Kenyan villages are being equipped with cell phone towers, and the African continent, in general, is considered to be leading the world in the development of micropayment technologies as well as the use of telephone-based transfers and cashless payments. This has brought a brisk trade to cities such as Nairobi, Abidjan, Lagos or Dakar, allowing people in distant villages to exchange goods and services more quickly and reliably than in many other parts of the world.
Thanks to their creativity, resource use, urban culture, and sense of community, and in stark contrast to the portrayed backwardness, cities of the Global South often usher in developments that are later echoed by the West. These are cities that can teach us new forms of urban life. The new transportation systems introduced in Kenya and other African countries have enabled, among other things, a new kind of periodic migration, with people moving to cities for a few months in order to sell goods from the villages before returning to their villages and repeating the cycle. Here, too, the distinction between what is urban and what is rural is becoming increasingly ﬂuid.
Cities and globalization
This is not to say that cities have become indistinguishable from the countryside – although some scholars, for instance, American urban theorist Neil Brenner, talk about urbanization affecting every region of the world at every level. What we can say is that urban cultures, ﬂows of goods, economies, planning practices and infrastructures are highly likely to occur in places that are less densely built up than a typical city. Nor does questioning dualist notions imply a prediction that globalization will lead to all cities becoming more and more alike.

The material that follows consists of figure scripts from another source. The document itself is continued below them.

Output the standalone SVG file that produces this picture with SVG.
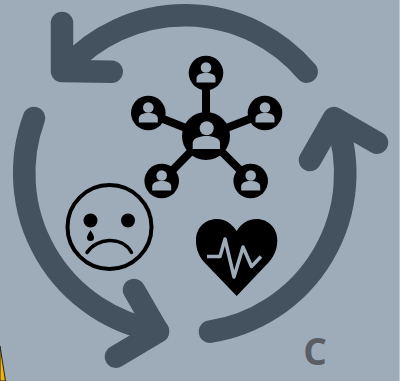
<svg xmlns="http://www.w3.org/2000/svg" width="400" height="381" viewBox="0 0 400 381">
<style>
.arrow{fill:none;stroke:#44525f;stroke-width:22.500;stroke-linecap:round;stroke-linejoin:round}
.link{stroke:#000;stroke-width:8}
.hub{fill:#000}
.p{fill:#9eacba}
.ink{fill:#000}
</style>
<defs>
<g id="person"><circle class="hub" r="17.300"/><circle class="p" cy="-5.500" r="5.300"/><path class="p" d="M-9.500 9.500V5.500C-9.500 1.500-5 0 0 0S9.500 1.500 9.500 5.500V9.500Z"/></g>
</defs>
<rect id="background" width="400" height="381" fill="#9eacba"/>
<rect id="edge" x="399" width="1" height="381" fill="#c3cad1"/>
<path id="sliver" d="M0 346L5.500 381H0Z" fill="#f4b400" stroke="#222" stroke-width="1"/>
<g id="connectors">
<path class="arrow" d="M306.700 71.700A160 160 0 0 0 66 68"/>
<path class="arrow" d="M62 23L62 71L111.700 71.700"/>
<path class="arrow" d="M34 118A160 160 0 0 0 158 331"/>
<path class="arrow" d="M134 290L158 331.700L116 356.700"/>
<path class="arrow" d="M210 331.700A160 160 0 0 0 336 120"/>
<path class="arrow" d="M310 160L334 118L377 142.700"/>
<g id="hub-links"><path class="link" d="M206 136L206 73M206 136L148 113M206 136L265 113M206 136L162 181M206 136L251 181"/></g>
</g>
<g id="hub"><circle class="hub" cx="206" cy="136" r="24"/><circle class="p" cx="206.700" cy="128.300" r="7"/><path class="p" d="M192.700 149V143C192.700 138 200 136 206.500 136S220 138 220 143V149Z"/></g>
<g id="person-top"><use href="#person" x="206" y="73"/></g>
<g id="person-left"><use href="#person" x="148.300" y="113"/></g>
<g id="person-right"><use href="#person" x="265" y="113"/></g>
<g id="person-bottom-left"><use href="#person" x="161.700" y="181"/></g>
<g id="person-bottom-right"><use href="#person" x="250.700" y="181"/></g>
<g id="sad-face">
<circle cx="109.500" cy="227" r="42" fill="none" stroke="#000" stroke-width="4"/>
<circle class="ink" cx="90.500" cy="220.500" r="7"/><circle class="ink" cx="128" cy="220.500" r="7"/>
<path class="ink" d="M90.500 230C88 234 87 236 87 237.500A3.500 3.500 0 0 0 94 237.500C94 236 93 234 90.500 230Z"/>
<path d="M87 252.500C96 238 122 235 131.500 252.500" fill="none" stroke="#000" stroke-width="3.500" stroke-linecap="round"/>
</g>
<g id="heart">
<path class="ink" d="M236.700 296L204 262C197 254 196 246 196 240C196 228 205 219 217 219C226 219 232 224 236.700 231C241 224 247 219 256.700 219C268 219 277.300 228 277.300 240C277.300 246 276 254 269 262Z"/>
<path d="M207 256.500H220L225 239L234 277L243 247L251.500 266.500L261 256.500" fill="none" stroke="#9eacba" stroke-width="3.500" stroke-linejoin="round"/>
</g>
<text id="label-c" x="315" y="365" text-anchor="middle" font-family="'Open Sans',sans-serif" font-weight="700" font-size="37" fill="#5a5e63">C</text>
</svg>
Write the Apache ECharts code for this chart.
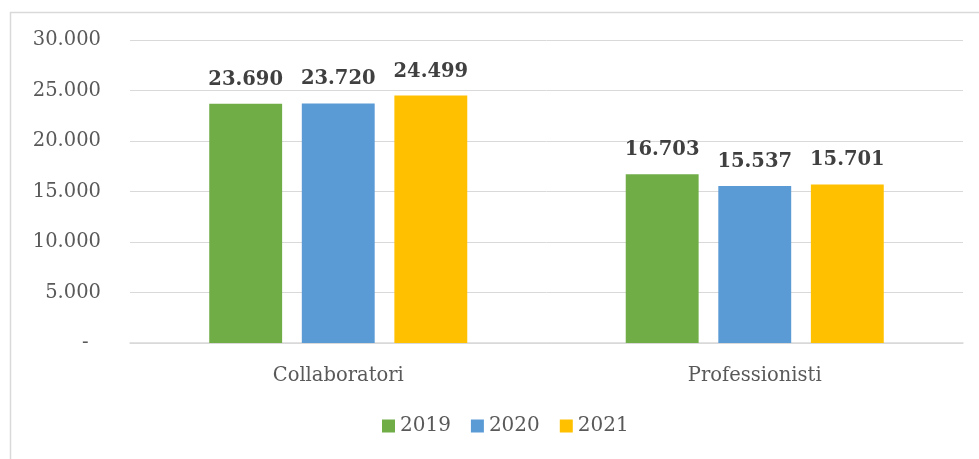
<!DOCTYPE html>
<html>
<head>
<meta charset="utf-8">
<script src="https://cdn.jsdelivr.net/npm/echarts@6/dist/echarts.min.js"></script>
<style>html,body{margin:0;padding:0;background:#fff}#c{width:979px;height:459px}</style>
</head>
<body>
<div id="c"></div>
<script>
const categories = ['Collaboratori', 'Professionisti'];
const years = ['2019', '2020', '2021'];
const values2019 = [23690, 16703];
const values2020 = [23720, 15537];
const values2021 = [24499, 15701];
const colors = ['#70AD47', '#5B9BD5', '#FFC000'];

function fmt(v) {
  if (v === 0) return '-  ';
  return String(Math.round(v)).replace(/\B(?=(\d{3})+(?!\d))/g, '.');
}

const FONT = 'DejaVu Serif';
const chart = echarts.init(document.getElementById('c'));
const seriesData = [values2019, values2020, values2021];
chart.setOption({
  animation: false,
  textStyle: { fontFamily: FONT },
  graphic: [{
    type: 'rect', left: 8, top: 10, z: -1,
    shape: { width: 1000, height: 500 },
    style: { fill: 'none', stroke: '#d9d9d9', lineWidth: 1.5 }
  }],
  grid: { left: 130, right: 16, top: 40, bottom: 116 },
  legend: {
    bottom: 18, left: 377, itemWidth: 13, itemHeight: 13, itemGap: 20,
    icon: 'rect',
    textStyle: { fontFamily: FONT, fontSize: 20, color: '#595959' },
    data: years
  },
  xAxis: {
    type: 'category', data: categories,
    axisLine: { lineStyle: { color: '#d9d9d9', width: 1.5 } },
    axisTick: { show: false },
    axisLabel: { fontFamily: FONT, fontSize: 19.5, color: '#595959', margin: 23 }
  },
  yAxis: {
    type: 'value', min: 0, max: 30000, interval: 5000,
    axisLine: { show: false }, axisTick: { show: false },
    splitLine: { lineStyle: { color: '#d9d9d9', width: 1 } },
    axisLabel: { fontFamily: FONT, fontSize: 19.5, color: '#595959', margin: 29, formatter: fmt }
  },
  series: years.map((y, i) => ({
    name: y, type: 'bar', data: seriesData[i],
    barWidth: '17.5%', barGap: '27%',
    itemStyle: { color: colors[i] },
    label: {
      show: true, position: 'top', distance: 14,
      fontFamily: FONT, fontSize: 19.5, fontWeight: 'bold', color: '#404040',
      formatter: p => fmt(p.value)
    }
  }))
});
</script>
</body>
</html>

It is frequently claimed and indeed taken for granted that owing to the global reach of international brands and the proliferation of “non-places” such as shopping malls, airports, international chain hotels, and theme parks, our cities are becoming more and more interchangeable. Although all these inﬂuences do exist, I claim that, on the contrary, globalization is causing cities to continually differentiate themselves.
Thriving trade centers
Let me illustrate this with an example: Near downtown Nairobi, the neighborhood of Eastleigh has been developing, where, since the early 1990s, Somali refugees have established trading centers and shopping malls. Thanks to their global connections, Somali diasporas in Dubai, Hong Kong, Minneapolis and London are able to import goods to Nairobi at lower cost than Kenyans could. As a result, not only has Eastleigh been transformed into a trading hub that attracts buyers from all over Kenya and even neighboring Uganda and Tanzania, but an entirely unique typology of shopping centers has emerged, whose architecture is geared toward the ﬁnancial situation of Somali refugees.
These malls are vibrant places that radiate an extraordinarily rich urban culture throughout all three dimensions. While the factors that led to the urban transformation of Eastleigh – refugees, international ﬂows of goods, and a United Nations presence, to name but a few – are a sign and result of globalization, Eastleigh’s markets and urban culture are unique and could have evolved in this way only in Nairobi. As well as highlighting the fascinating lifeworlds that cities like Nairobi have to offer, this translates into an academic duty to investigate and try to understand them, taking them just as seriously as cities in other parts of the world. And it reveals the conscious or unconscious prescience inherent in Matthäus Merian’s city map.